© JUNGE FREIHEIT Verlag GmbH & Co.  www.jungefreiheit.de    05/00 28. Januar 2000

 
Europa: Mit der Gruppenfreistellung verstößt die EU gegen eigene Grundsätze
Die Autoverkäufer als Verlierer
Ronald Schroeder

Im Februar 1986 wurde die Verwirklichung des EU-Binnenmarktes bis 1993 beschlossen. Das aber hält die EU nicht davon ab, eine Vielzahl von Sonderregelungen zu beschließen, die einem freien Handel zuwiderlaufen. Die vorerst bis 2002 geltende "Gruppenfreistellungsverordnung" erlaubt beispielsweise Autoherstellern den Verkauf ihrer Fahrzeuge über ausschließlich eigene Vertriebsnetze. Dabei verbietet der EG-Vertrag solche Kartell-Absprachen innerhalb einer Produktions- und Vertriebskette ausdrücklich.

Das Hinwegsetzen über ihre eigenen Bestimmungen begründet die EU mit den Interessen der Verbraucher. Nur ein exklusives Händler- und Werkstättennetz könne eine qualitätsgerechte Wartung und Reparatur sicherstellen. Differierende Umsatzsteuersätze, ein unterschiedlich ausgeprägtes Markenverhalten der Kunden und eine von Land zu Land verschieden hohe Kaufkraft sorgen für beträchtliche Preisunterschiede innerhalb der EU. Im europäischen Vergleich liegen die Autopreise in Deutschland eher an der oberen Grenze. Entsprechend vielfältig sind die Versuche deutscher Verbraucher, ihre Fahrzeuge in Nachbarländern zu erwerben.

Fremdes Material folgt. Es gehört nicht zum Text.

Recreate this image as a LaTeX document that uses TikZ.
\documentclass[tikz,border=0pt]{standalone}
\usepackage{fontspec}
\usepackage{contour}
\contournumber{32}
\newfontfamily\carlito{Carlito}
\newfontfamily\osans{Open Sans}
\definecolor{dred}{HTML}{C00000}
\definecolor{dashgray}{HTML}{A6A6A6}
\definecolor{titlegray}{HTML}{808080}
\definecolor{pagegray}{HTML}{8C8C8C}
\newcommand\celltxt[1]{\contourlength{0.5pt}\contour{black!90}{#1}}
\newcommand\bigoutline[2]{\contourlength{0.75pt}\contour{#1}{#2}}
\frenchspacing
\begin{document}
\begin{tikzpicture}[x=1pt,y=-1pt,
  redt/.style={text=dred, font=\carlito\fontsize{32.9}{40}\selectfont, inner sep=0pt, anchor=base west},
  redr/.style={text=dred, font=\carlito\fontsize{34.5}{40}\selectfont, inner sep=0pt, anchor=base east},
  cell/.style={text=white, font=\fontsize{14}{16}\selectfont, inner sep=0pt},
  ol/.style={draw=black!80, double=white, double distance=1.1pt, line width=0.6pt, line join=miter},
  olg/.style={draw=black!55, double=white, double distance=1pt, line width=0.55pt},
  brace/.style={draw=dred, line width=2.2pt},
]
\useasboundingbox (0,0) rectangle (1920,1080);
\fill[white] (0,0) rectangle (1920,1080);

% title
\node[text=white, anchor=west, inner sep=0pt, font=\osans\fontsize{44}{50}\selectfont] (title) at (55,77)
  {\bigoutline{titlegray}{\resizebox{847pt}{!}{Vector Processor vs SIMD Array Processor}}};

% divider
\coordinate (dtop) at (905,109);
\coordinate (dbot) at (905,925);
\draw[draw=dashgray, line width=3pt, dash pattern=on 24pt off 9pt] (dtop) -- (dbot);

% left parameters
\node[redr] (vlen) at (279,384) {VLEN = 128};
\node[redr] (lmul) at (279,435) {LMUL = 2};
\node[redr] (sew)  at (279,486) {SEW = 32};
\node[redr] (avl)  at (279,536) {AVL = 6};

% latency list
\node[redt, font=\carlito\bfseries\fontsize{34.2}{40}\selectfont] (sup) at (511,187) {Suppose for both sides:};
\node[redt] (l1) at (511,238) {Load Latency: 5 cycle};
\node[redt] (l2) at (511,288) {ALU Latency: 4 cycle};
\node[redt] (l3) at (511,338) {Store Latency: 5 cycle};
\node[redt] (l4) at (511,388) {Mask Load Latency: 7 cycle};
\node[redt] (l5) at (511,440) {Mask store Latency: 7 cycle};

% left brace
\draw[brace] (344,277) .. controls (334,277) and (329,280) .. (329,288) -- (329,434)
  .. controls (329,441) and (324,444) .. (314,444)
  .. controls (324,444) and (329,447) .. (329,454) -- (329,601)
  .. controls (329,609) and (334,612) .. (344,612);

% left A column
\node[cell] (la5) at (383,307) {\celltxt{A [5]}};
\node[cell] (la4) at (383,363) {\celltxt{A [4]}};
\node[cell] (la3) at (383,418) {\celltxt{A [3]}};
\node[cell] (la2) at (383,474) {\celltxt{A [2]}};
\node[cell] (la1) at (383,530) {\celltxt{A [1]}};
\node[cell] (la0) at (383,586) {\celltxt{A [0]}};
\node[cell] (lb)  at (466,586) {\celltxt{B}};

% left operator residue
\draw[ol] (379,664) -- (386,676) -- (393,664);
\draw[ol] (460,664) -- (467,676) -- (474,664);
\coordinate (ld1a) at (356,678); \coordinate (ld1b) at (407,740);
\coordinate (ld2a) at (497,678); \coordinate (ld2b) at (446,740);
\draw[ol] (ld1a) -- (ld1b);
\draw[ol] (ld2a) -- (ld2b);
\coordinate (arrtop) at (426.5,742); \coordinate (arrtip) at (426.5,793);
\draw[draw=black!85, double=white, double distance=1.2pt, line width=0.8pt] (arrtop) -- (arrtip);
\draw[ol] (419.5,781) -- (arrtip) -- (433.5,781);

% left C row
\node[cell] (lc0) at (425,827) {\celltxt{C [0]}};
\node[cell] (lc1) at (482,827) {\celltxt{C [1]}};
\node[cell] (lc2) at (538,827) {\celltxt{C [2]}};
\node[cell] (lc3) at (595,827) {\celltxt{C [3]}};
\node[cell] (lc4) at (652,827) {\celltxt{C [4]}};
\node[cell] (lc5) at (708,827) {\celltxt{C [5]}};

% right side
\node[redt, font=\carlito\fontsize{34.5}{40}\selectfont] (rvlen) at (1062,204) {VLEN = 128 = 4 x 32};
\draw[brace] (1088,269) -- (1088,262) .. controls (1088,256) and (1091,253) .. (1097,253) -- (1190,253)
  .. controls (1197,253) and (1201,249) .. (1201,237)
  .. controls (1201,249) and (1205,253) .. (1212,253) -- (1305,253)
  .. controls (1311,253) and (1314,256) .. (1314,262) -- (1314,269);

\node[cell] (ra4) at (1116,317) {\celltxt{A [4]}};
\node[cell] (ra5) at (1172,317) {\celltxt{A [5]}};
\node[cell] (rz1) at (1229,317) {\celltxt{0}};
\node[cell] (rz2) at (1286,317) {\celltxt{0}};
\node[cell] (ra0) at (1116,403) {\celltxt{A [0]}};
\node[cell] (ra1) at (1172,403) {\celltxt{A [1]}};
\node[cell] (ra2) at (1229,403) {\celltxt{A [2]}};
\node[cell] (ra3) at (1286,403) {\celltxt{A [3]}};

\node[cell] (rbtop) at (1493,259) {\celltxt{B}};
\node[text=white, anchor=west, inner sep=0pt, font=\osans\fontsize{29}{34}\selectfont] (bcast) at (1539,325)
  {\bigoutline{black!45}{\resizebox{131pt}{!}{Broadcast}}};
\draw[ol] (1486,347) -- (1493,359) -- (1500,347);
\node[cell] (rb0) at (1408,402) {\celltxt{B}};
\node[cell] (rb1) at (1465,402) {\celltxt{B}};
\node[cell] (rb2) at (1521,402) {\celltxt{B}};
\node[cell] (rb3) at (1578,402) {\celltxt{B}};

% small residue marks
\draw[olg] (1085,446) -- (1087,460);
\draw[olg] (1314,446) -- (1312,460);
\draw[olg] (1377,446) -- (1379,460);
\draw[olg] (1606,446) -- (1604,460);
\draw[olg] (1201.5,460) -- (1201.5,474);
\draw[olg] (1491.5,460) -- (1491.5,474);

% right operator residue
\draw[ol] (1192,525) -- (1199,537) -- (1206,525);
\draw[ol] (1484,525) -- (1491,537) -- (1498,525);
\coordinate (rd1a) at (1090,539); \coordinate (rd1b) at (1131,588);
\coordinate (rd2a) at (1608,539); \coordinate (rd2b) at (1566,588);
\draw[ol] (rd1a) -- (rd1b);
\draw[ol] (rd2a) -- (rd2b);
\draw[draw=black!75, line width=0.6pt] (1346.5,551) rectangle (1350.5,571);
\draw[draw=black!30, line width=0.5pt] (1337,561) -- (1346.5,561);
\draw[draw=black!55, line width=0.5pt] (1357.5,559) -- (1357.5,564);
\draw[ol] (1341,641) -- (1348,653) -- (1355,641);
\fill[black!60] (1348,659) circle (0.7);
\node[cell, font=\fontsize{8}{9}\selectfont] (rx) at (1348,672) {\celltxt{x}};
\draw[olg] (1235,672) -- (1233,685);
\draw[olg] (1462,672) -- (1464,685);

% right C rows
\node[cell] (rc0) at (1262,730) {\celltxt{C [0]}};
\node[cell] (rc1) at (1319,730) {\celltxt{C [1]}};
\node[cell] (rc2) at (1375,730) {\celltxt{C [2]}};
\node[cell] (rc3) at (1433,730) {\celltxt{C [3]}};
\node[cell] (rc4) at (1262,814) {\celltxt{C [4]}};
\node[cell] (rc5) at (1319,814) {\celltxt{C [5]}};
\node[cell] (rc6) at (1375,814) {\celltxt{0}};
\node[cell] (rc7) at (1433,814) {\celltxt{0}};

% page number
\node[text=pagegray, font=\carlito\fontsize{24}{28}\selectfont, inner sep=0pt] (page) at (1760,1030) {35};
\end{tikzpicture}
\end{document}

Besonders lukrativ sind zumeist Dänemark und Holland, aber auch Spanien. Wem der Kauf eines Mercedes C 180 in Dänemark gelingt, der spart fast zehn Prozent des in Deutschland geforderten Kaufpreises. Teilweise ergeben sich Preisvorteile von bis zu 30 Prozent. So aber haben sich die europäischen Autokonzerne den Binnenmarkt nicht vorgestellt. Mit allen Mitteln versuchen sie, den Autokauf im Ausland zu unterbinden.

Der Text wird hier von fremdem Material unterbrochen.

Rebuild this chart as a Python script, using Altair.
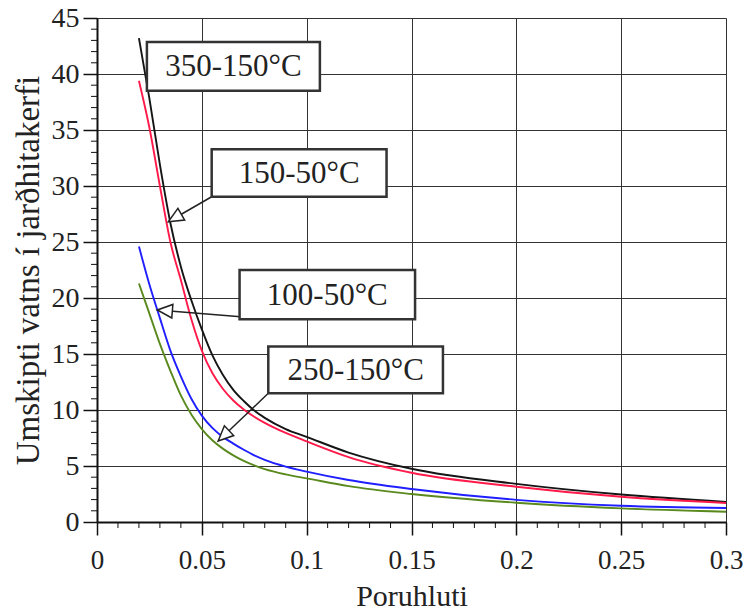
import math
import altair as alt
import pandas as pd

# ---------------- data ----------------
x_vals = [0.02, 0.025, 0.03, 0.035, 0.04, 0.045, 0.05, 0.055, 0.06, 0.065, 0.07,
          0.075, 0.08, 0.09, 0.10, 0.12, 0.15, 0.20, 0.25, 0.30]

series_names = ["350-150°C", "150-50°C", "100-50°C", "250-150°C"]
y_350_150 = [43.2, 37.8, 31.9, 26.7, 22.8, 19.8, 17.2, 14.9, 13.15, 11.8, 10.8,
             9.95, 9.3, 8.3, 7.6, 6.2, 4.75, 3.4, 2.45, 1.8]
y_150_50 = [39.4, 35.2, 30.0, 25.0, 21.6, 18.1, 15.3, 13.3, 11.9, 10.85, 10.05,
            9.4, 8.85, 7.95, 7.2, 5.8, 4.4, 3.15, 2.25, 1.7]
y_100_50 = [24.6, 21.2, 18.2, 15.3, 13.0, 11.0, 9.5, 8.4, 7.6, 7.0, 6.45,
            5.95, 5.55, 4.95, 4.5, 3.75, 2.95, 1.98, 1.45, 1.25]
y_250_150 = [21.3, 18.6, 15.9, 13.5, 11.3, 9.6, 8.3, 7.3, 6.55, 5.95, 5.45,
             5.05, 4.72, 4.25, 3.9, 3.2, 2.5, 1.72, 1.22, 0.92]
series_colors = ["#151515", "#ff1a4a", "#1f1fff", "#5a8a1e"]

x_ticks = [0, 0.05, 0.1, 0.15, 0.2, 0.25, 0.3]
y_ticks = [0, 5, 10, 15, 20, 25, 30, 35, 40, 45]
x_minor = [i / 100 for i in range(31) if i % 5 != 0]
y_minor = [i for i in range(46) if i % 5 != 0]

# annotation boxes (data coordinates)
ann_labels = ["350-150°C", "150-50°C", "100-50°C", "250-150°C"]
box_x1 = [0.0238, 0.0547, 0.0680, 0.0817]
box_x2 = [0.1063, 0.1381, 0.1517, 0.1650]
box_y1 = [42.86, 33.28, 22.5, 15.67]
box_y2 = [38.5, 29.04, 18.1, 11.49]

# arrows (from box corner to curve)
arr_x0 = [0.0547, 0.0685, 0.0817]
arr_y0 = [29.04, 18.33, 11.49]
arr_x1 = [0.0340, 0.0288, 0.0578]
arr_y1 = [26.81, 18.93, 7.23]

# ---------------- build ----------------
W, H = 629, 504
XMAX, YMAX = 0.3, 45

rows = []
for name, ys in zip(series_names, [y_350_150, y_150_50, y_100_50, y_250_150]):
    for xv, yv in zip(x_vals, ys):
        rows.append({"x": xv, "y": yv, "series": name})
df = pd.DataFrame(rows)

boxes = pd.DataFrame({
    "label": ann_labels, "x1": box_x1, "x2": box_x2, "y1": box_y1, "y2": box_y2,
    "xc": [(a + b) / 2 for a, b in zip(box_x1, box_x2)],
    "yc": [(a + b) / 2 for a, b in zip(box_y1, box_y2)],
})

kx, ky = W / XMAX, H / YMAX
angles = []
for a, b, c, d in zip(arr_x0, arr_y0, arr_x1, arr_y1):
    dx = (c - a) * kx
    dy = -(d - b) * ky
    angles.append(math.degrees(math.atan2(dx, -dy)) % 360)
arrows = pd.DataFrame({"x0": arr_x0, "y0": arr_y0, "x1": arr_x1, "y1": arr_y1,
                       "ang": angles})

xs = alt.Scale(domain=[0, XMAX], nice=False, zero=False)
ys_ = alt.Scale(domain=[0, YMAX], nice=False, zero=False)

FONT = "Liberation Serif, Times New Roman, Times, serif"

x_axis = alt.Axis(values=x_ticks, format=".2~f", title="Poruhluti",
                  tickSize=13, tickWidth=1.5, tickColor="#111",
                  domainColor="#111", domainWidth=2,
                  grid=True, gridColor="#333", gridWidth=1,
                  labelFont=FONT, labelFontSize=27, labelColor="#222", labelPadding=12,
                  titleFont=FONT, titleFontSize=30, titleFontWeight="normal",
                  titleColor="#222", titlePadding=8, labelFlush=False)
y_axis = alt.Axis(values=y_ticks, title="Umskipti vatns í jarðhitakerfi",
                  tickSize=14, tickWidth=1.5, tickColor="#111",
                  domainColor="#111", domainWidth=2,
                  grid=True, gridColor="#333", gridWidth=1,
                  labelFont=FONT, labelFontSize=28, labelColor="#222", labelPadding=4,
                  titleFont=FONT, titleFontSize=33, titleFontWeight="normal",
                  titleColor="#222", titlePadding=6, labelFlush=False)

lines = alt.Chart(df).mark_line(strokeWidth=1.9, interpolate="monotone", clip=True).encode(
    x=alt.X("x:Q", scale=xs, axis=x_axis),
    y=alt.Y("y:Q", scale=ys_, axis=y_axis),
    color=alt.Color("series:N", scale=alt.Scale(domain=series_names, range=series_colors),
                    legend=None),
    order="x:Q",
)

xminor = alt.Chart(pd.DataFrame({"v": x_minor})).mark_rule(color="#111", strokeWidth=1).encode(
    x=alt.X("v:Q", scale=xs), y=alt.value(H), y2=alt.value(H + 6))
yminor = alt.Chart(pd.DataFrame({"v": y_minor})).mark_rule(color="#111", strokeWidth=1).encode(
    y=alt.Y("v:Q", scale=ys_), x=alt.value(0), x2=alt.value(-6))

arrow_lines = alt.Chart(arrows).mark_rule(color="#222", strokeWidth=1.5).encode(
    x=alt.X("x0:Q", scale=xs), y=alt.Y("y0:Q", scale=ys_),
    x2="x1:Q", y2="y1:Q")

box_rects = alt.Chart(boxes).mark_rect(fill="white", stroke="#333", strokeWidth=2.5).encode(
    x=alt.X("x1:Q", scale=xs), x2="x2:Q", y=alt.Y("y1:Q", scale=ys_), y2="y2:Q")

box_text = alt.Chart(boxes).mark_text(font=FONT, fontSize=31, color="#222",
                                      align="center", baseline="middle", dy=1).encode(
    x=alt.X("xc:Q", scale=xs), y=alt.Y("yc:Q", scale=ys_), text="label:N")

heads = alt.Chart(arrows).mark_point(
    shape="M0,0 L-0.45,1 L0.45,1 Z", size=900, filled=True,
    fill="white", stroke="#222", strokeWidth=1.5, opacity=1, fillOpacity=1).encode(
    x=alt.X("x1:Q", scale=xs), y=alt.Y("y1:Q", scale=ys_), angle=alt.Angle("ang:Q", scale=None))

chart = alt.layer(lines, xminor, yminor, arrow_lines, box_rects, box_text, heads).properties(
    width=W, height=H,
    autosize=alt.AutoSizeParams(type="none"),
    padding={"left": 97, "top": 18, "right": 21, "bottom": 90},
).configure_view(stroke="#111", strokeWidth=2).configure(background="white")

chart.save("out.html", embed_options={"renderer": "svg", "actions": False})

Daimler-Vertragshändler dürfen beispielsweise nur Autos in der jeweiligen Landesausführung ausliefern. Vielfältige bürokratische Hürden werden errichtet. Das schreckte viele Kunden vom Kauf im Ausland ab. Wer sich davon nicht einschüchtern läßt, erlebt ausweichende, uninteressierte Händler. Weil ihnen Abmahnungen, Provisionskürzungen und Lieferbeschränkungen der Autohersteller drohen, gelten plötzlich andere Preise und längere Lieferzeiten als für Einheimische. Nicht selten wird der Kaufwunsch generell zurückgewiesen. Immerhin sind einzelne Händler durch Lieferverweigerungen oder Vertragskündigungen sogar in ihrer Existenz bedroht. Daimler verbietet seinen Händlern auch den Verkauf an berufsmäßige Wiederverkäufer außerhalb des eigenen Landes. Damit soll ein auf Re-Importe spezialisierter "grauer Markt" verhindert werden. Die EU-Kommission zeigt sich völlig überrascht "von diesen Praktiken". Die Beschwerden Betroffener nahmen zu, Verbraucherverbände schalteten sich ein. Als dann noch einzelne, von den Autokonzernen gemaßregelte Vertragshändler vor Gericht gingen, wurde der damalige EU-Wettbewerbskommissar van Miert aktiv. Es sei keinesfalls hinzunehmen, daß der Verkauf von Fahrzeugen im Ausland behindert wird.

Doch die Europäische Union läßt sich Zeit. Ende Januar 1998 mußte VW 200 Millionen Mark Bußgeld zahlen. Bereits seit 1996 wird gegen Daimler ermittelt. Die Beweislage ist erdrückend, ein Bußgeld wohl nicht zu vermeiden. Der Nachfolger van Mierts im Amt des Wettbewerbs-Kommissars, Mario Monti, könnte sogar zur Verhängung eines deutlich höheren Bußgeldes als bei VW gezwungen sein. Weitere Ermittlungen laufen gegen Opel und Renault. Die EU demonstriert inzwischen Entschlossenheit und sieht sich als Anwalt der Verbraucher. Dabei hat sie selbst mit der Gruppenfreistellungsverordnung diese Kartellbildung erst ermöglicht. Trotz massiven Drucks von Lobbyisten-Verbänden dürfte für die EU-Kommission eine Verlängerung der Gruppenfreistellungsverordnung politisch kaum durchsetzbar sein.